Initially, the committee will assess the visions and goals contained in the documents listed below as they pertain to civil aviation in the United States.1
National Aeronautics and Space Administration (NASA), “Goals and Objectives for the Aerospace Technology Enterprise,” 1997 (revised 2001), available online at <www.aerospace.nasa.gov/goals/index.htm>
National Science and Technology Council, National Research and Development Plan for Aviation Safety, Security, Efficiency, and Environmental Compatibility, 1999, available online at <www.volpe.dot.gov/infosrc/strtplns/nstc/aviatrd/index.html>
Federal Transportation Advisory Group, Vision 2050: An Integrated Transportation System, 2001, available online at <http://scitech.dot.gov/polplan/vision2050/index.html>
The related white paper “Next Generation Air Transportation System,” Aerospace Transportation Advisory Group, 2001, available from the Aeronautics and Space Engineering Board
NASA, Aeronautics Blueprint, 2002, available online at <www.aerospace.nasa.gov/aero_blueprint/index.html>
The first document in the above list proposes key goals for national civil aeronautics research covering both near-and far-term applications, along with program initiatives intended to achieve those goals. The second report recommends a new national transportation vision, and the last three identify current constraints and recommend research and development investments to improve the air transportation system over the next 25 years, respectively.

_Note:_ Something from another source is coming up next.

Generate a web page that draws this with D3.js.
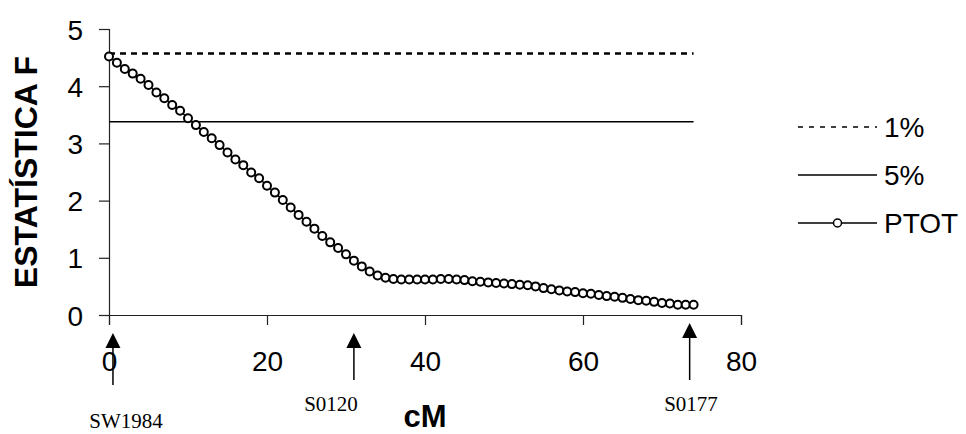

The committee’s assessment will identify compatibilities and incompatibilities among the visions and goals described in the above documents. The committee will also hold a workshop to solicit inputs from the aeronautics community regarding the extent to which advanced technology will be able to achieve future goals and visions in the next 25 to 50 years. The committee’s assessment will also consider how advanced technology can help civil aviation succeed in the new threat and heightened security environment that exists in the aftermath of the attacks of September 11, 2001. The committee will refrain from creating a new vision.
Phase 1 will result in two reports. The first report will contain the presentations of the workshop (with no findings or recommendations). The workshop participants will be asked to provide electronic copies of their presentations, and the workshop report may be disseminated in the form of a CD-ROM computer disk. No later than August 2002, the committee will also issue a letter report summarizing its assessment of future goals and visions for national civil aviation. This report was requested by the White House Office of Science and Technology Policy.
Phase 2 will assess technology goals for 2050. Specific tasks are as follows:
Identify the extent to which expected advances in key technologies could achieve the aviation vision in 2025 and 2050.